Some have supposed that Paul meant, in Galatians 3:27,28, that in the body of Christ there was neither Jew nor Greek and that this did not apply to the Jews under Peter and the twelve.  This, of course, does violence to the wording of the passage which clearly states that it was in Christ that the distinction had disappeared.  The Jewish believers at Jerusalem were certainly in Christ.  Some had even been "in Christ" before Paul (Romans 16:7).  But now all in Christ became members of one body.  That Galatians 3:27,28 included the Jewish believers at Jerusalem as well as those saved through Paul's ministry is further confirmed by II Corinthians 5:16,17: "HENCEFORTH know we NO MAN after the flesh . . . Therefore if ANY MAN be in Christ, he is a new creature." Even Peter knew this and was rebuked when later he went back on the light he had received (Acts 15:9, cf. Galatians 2:11,12).
 

QUIZ


1.  What problem perplexes many Bible students with respect to Paul's early ministry?

2.  This difficulty has led some to conclude that the mystery was not revealed and the body of Christ, the church of this dispensation, did not begin until when?

3.  How do the early epistles of Paul disprove this contention?

4.  Give three Scriptures from Acts proving that Paul's early (Acts) ministry was primarily to the Gentiles.

5.  Why did Paul generally go to the Jew first during his early ministry?

6.  Give three Scriptures from Paul's early epistles, proving that these were written primarily to Gentiles.

7.  Did Paul ever offer the kingdom to Israel, so far as the record is concerned?

8.  Explain how Paul confirmed Peter's message to the Jews.

9.  Give Scripture to prove that Israel, as a nation, had been spiritually blinded before Paul even started for Rome.

10.  How do you reconcile Romans 1:16 ("Jew first") with Romans 10:12 ("no difference")?

11. What is the Scriptural basis for Jewish missionary work today?

12.  Give two Scriptures proving that Paul received his message by a series of revelations.

13.  Whom did Paul see in each of these revelations?

14.  What one comprehensive term does he use to describe the good news he proclaimed?

15.  How would you answer the contention that Paul received the revelation of the mystery in prison at Rome?

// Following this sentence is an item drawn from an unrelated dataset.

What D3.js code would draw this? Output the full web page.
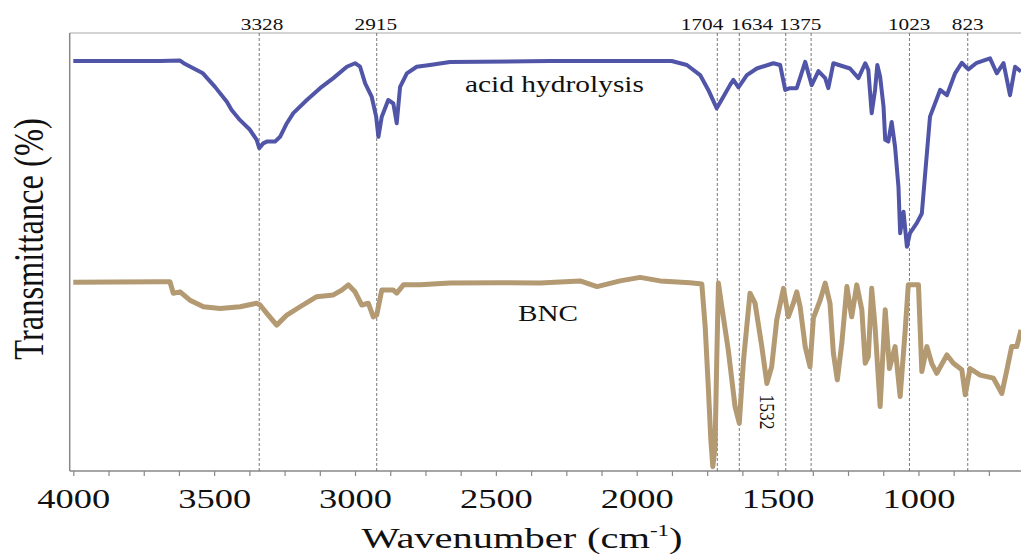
<!DOCTYPE html>
<html>
<head>
<meta charset="utf-8">
<script src="https://cdn.jsdelivr.net/npm/d3@7"></script>
<style>
  body { margin: 0; background: #fff; }
  text { font-family: "Liberation Serif", "Times New Roman", serif; fill: #111; }
</style>
</head>
<body>
<svg id="chart" width="1021" height="555"></svg>
<script>
// FTIR spectra, [wavenumber (cm-1), transmittance (a.u.)]
const acidHydrolysis = [
  [4000, 93.6], [3692, 93.6], [3621, 93.7], [3603, 92.9], [3540, 90.8], [3497, 87.7],
  [3455, 84.3], [3438, 82.4], [3408, 80.1], [3373, 77.9], [3349, 75.6], [3340, 73.7],
  [3326, 74.8], [3313, 75.2], [3284, 75.2], [3266, 76.3], [3242, 79.4], [3219, 81.7],
  [3171, 84.7], [3124, 87.4], [3077, 89.7], [3029, 92.3], [3000, 93.1], [2982, 92.3],
  [2964, 88.5], [2941, 85.5], [2925, 80.9], [2917, 76.3], [2905, 80.9], [2882, 84.7],
  [2864, 83.9], [2852, 79.4], [2840, 87.7], [2816, 90.8], [2781, 92.3], [2734, 92.7],
  [2663, 93.4], [2308, 93.6], [1876, 93.6], [1822, 92.7], [1775, 90.4], [1746, 87.0],
  [1716, 82.8], [1692, 85.5], [1669, 88.1], [1657, 89.3], [1639, 87.6], [1609, 90.4],
  [1574, 91.9], [1515, 93.1], [1491, 92.7], [1473, 87.0], [1456, 87.4], [1432, 87.4],
  [1402, 93.4], [1379, 88.1], [1355, 91.3], [1331, 89.7], [1320, 87.4], [1302, 93.1],
  [1243, 91.9], [1213, 89.7], [1189, 93.1], [1178, 91.6], [1166, 81.7], [1154, 87.0],
  [1146, 92.7], [1136, 90.0], [1124, 83.2], [1118, 75.6], [1107, 75.2], [1095, 79.7],
  [1083, 74.0], [1071, 64.9], [1065, 54.3], [1053, 59.2], [1041, 51.2], [1030, 54.3],
  [1006, 56.6], [988, 58.8], [976, 68.0], [959, 80.9], [923, 87.0], [899, 85.8],
  [870, 90.8], [846, 93.2], [823, 91.7], [793, 93.2], [746, 94.2], [722, 90.8],
  [698, 93.1], [675, 85.8], [657, 92.3], [636, 91.2]
];

const bnc = [
  [4000, 43.1], [3692, 43.2], [3657, 43.2], [3645, 40.6], [3621, 40.9], [3586, 39.0],
  [3538, 37.5], [3479, 37.1], [3408, 37.5], [3349, 38.3], [3337, 37.9], [3313, 36.0],
  [3278, 33.3], [3242, 35.6], [3195, 37.5], [3136, 39.8], [3077, 40.2], [3047, 41.3],
  [3024, 42.5], [3000, 40.9], [2976, 37.9], [2953, 38.3], [2935, 35.2], [2923, 35.6],
  [2905, 41.3], [2864, 41.3], [2852, 40.6], [2828, 42.5], [2769, 42.5], [2663, 42.9],
  [2485, 43.0], [2343, 42.9], [2201, 43.4], [2141, 42.1], [2059, 43.4], [1988, 44.2],
  [1917, 43.4], [1811, 43.0], [1769, 42.7], [1757, 32.9], [1746, 19.2], [1737, 7.1],
  [1730, 1.0], [1722, 5.5], [1716, 25.3], [1710, 42.9], [1698, 37.5], [1675, 27.6],
  [1651, 14.7], [1636, 10.9], [1621, 25.3], [1598, 40.6], [1580, 38.3], [1556, 28.4],
  [1538, 20.0], [1521, 23.8], [1503, 34.5], [1479, 41.7], [1462, 35.2], [1444, 38.3],
  [1432, 40.9], [1420, 37.5], [1402, 28.4], [1385, 23.8], [1373, 34.9], [1349, 39.0],
  [1331, 42.9], [1314, 38.3], [1302, 26.9], [1288, 20.8], [1272, 29.2], [1254, 42.1],
  [1237, 35.2], [1219, 42.5], [1201, 36.8], [1189, 24.6], [1178, 26.1], [1166, 41.7],
  [1154, 32.9], [1136, 14.7], [1118, 36.8], [1103, 23.4], [1083, 28.4], [1065, 17.0],
  [1047, 32.2], [1036, 42.5], [1000, 42.5], [988, 22.7], [970, 28.4], [953, 24.6],
  [935, 22.3], [899, 26.5], [876, 24.6], [846, 23.1], [834, 17.4], [817, 23.4],
  [781, 21.9], [734, 21.2], [704, 17.7], [686, 23.1], [669, 28.4], [651, 28.4],
  [636, 32.2]
];

// dashed marker lines (as drawn) and the labels above the frame
const markerLines = [3340, 2923, 1714, 1636, 1471, 1381, 1032, 825];
const peakLabels = ["3328", "2915", "1704", "1634", "1375", "1023", "823"];
const peakLabelPos = [3330, 2926, 1768, 1591, 1420, 1033, 825];

const majorTicks = [4000, 3500, 3000, 2500, 2000, 1500, 1000];
const minorTicks = d3.range(4000, 636, -125);

const svg = d3.select("#chart");
const plotLeft = 73.3, plotRight = 1021, plotTop = 33, plotBottom = 471, frameLeft = 69.7;

const x = d3.scaleLinear().domain([4000, 636]).range([plotLeft, plotRight]);
const y = d3.scaleLinear().domain([0, 100]).range([plotBottom, plotTop]);

// frame
svg.append("line")
  .attr("x1", frameLeft).attr("x2", plotRight).attr("y1", plotTop).attr("y2", plotTop)
  .attr("stroke", "#aaa").attr("stroke-width", 1.2);
svg.append("line")
  .attr("x1", frameLeft).attr("x2", frameLeft).attr("y1", plotTop).attr("y2", plotBottom)
  .attr("stroke", "#888").attr("stroke-width", 1.5);
svg.append("line")
  .attr("x1", frameLeft).attr("x2", plotRight).attr("y1", plotBottom).attr("y2", plotBottom)
  .attr("stroke", "#888").attr("stroke-width", 1.5);

// x axis
const xAxis = svg.append("g")
  .attr("transform", `translate(0,${plotBottom})`)
  .call(d3.axisBottom(x)
    .tickValues(minorTicks)
    .tickSize(5)
    .tickSizeOuter(0)
    .tickFormat(d => majorTicks.includes(d) ? d : ""));
xAxis.select(".domain").remove();
xAxis.selectAll(".tick line").attr("stroke", "#888").attr("stroke-width", 1.2);
xAxis.selectAll(".tick text")
  .attr("dy", null)
  .attr("y", 37)
  .attr("transform", "scale(1.35,1)")
  .attr("font-size", "27px")
  .attr("font-family", "Liberation Serif, serif")
  .attr("fill", "#111");

// dashed marker lines
svg.append("g").selectAll("line")
  .data(markerLines)
  .join("line")
  .attr("x1", d => x(d)).attr("x2", d => x(d))
  .attr("y1", plotTop).attr("y2", plotBottom)
  .attr("stroke", "#555")
  .attr("stroke-width", 0.8)
  .attr("stroke-dasharray", "3,2");

// spectra
const line = d3.line().x(d => x(d[0])).y(d => y(d[1]));

svg.append("path")
  .datum(bnc)
  .attr("d", line)
  .attr("fill", "none")
  .attr("stroke", "#b39a72")
  .attr("stroke-width", 5)
  .attr("stroke-linejoin", "round");

svg.append("path")
  .datum(acidHydrolysis)
  .attr("d", line)
  .attr("fill", "none")
  .attr("stroke", "#5055a8")
  .attr("stroke-width", 4)
  .attr("stroke-linejoin", "round");

// peak labels above the frame
svg.append("g").selectAll("text")
  .data(peakLabels)
  .join("text")
  .attr("transform", (d, i) => `translate(${x(peakLabelPos[i])},30) scale(1.25,1)`)
  .attr("text-anchor", "middle")
  .attr("font-size", "17px")
  .text(d => d);

// rotated 1532 label
svg.append("text")
  .attr("transform", `translate(${x(1534) - 8},412) scale(1.25,1) rotate(90)`)
  .attr("text-anchor", "middle")
  .attr("font-size", "17.5px")
  .text("1532");

// series labels
svg.append("text")
  .attr("transform", "translate(465,92) scale(1.28,1)")
  .attr("font-size", "23px")
  .text("acid hydrolysis");
svg.append("text")
  .attr("transform", "translate(518,321) scale(1.27,1)")
  .attr("font-size", "23px")
  .text("BNC");

// axis titles
const xt = svg.append("text")
  .attr("transform", "translate(522,548) scale(1.35,1)")
  .attr("text-anchor", "middle")
  .attr("font-size", "30px");
xt.append("tspan").text("Wavenumber");
xt.append("tspan").attr("dx", 8).text("(cm");
xt.append("tspan").attr("font-size", "17px").attr("dy", -12).text("-1");
xt.append("tspan").attr("dy", 12).text(")");

svg.append("text")
  .attr("transform", "translate(43,239) scale(1.33,1) rotate(-90)")
  .attr("text-anchor", "middle")
  .attr("font-size", "32.5px")
  .text("Transmittance (%)");
</script>
</body>
</html>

16.  What passage from his later epistles indicates that "the gospel of the grace of God" and "the mystery" are inseparable?

17.  Explain the relation between the two.

18.  Give three Scriptures proving that Jewish and Gentile believers were one in Christ during Paul's early ministry.

19.  What distinction did exist between them at that time?

20.  When did that distinction cease to exist?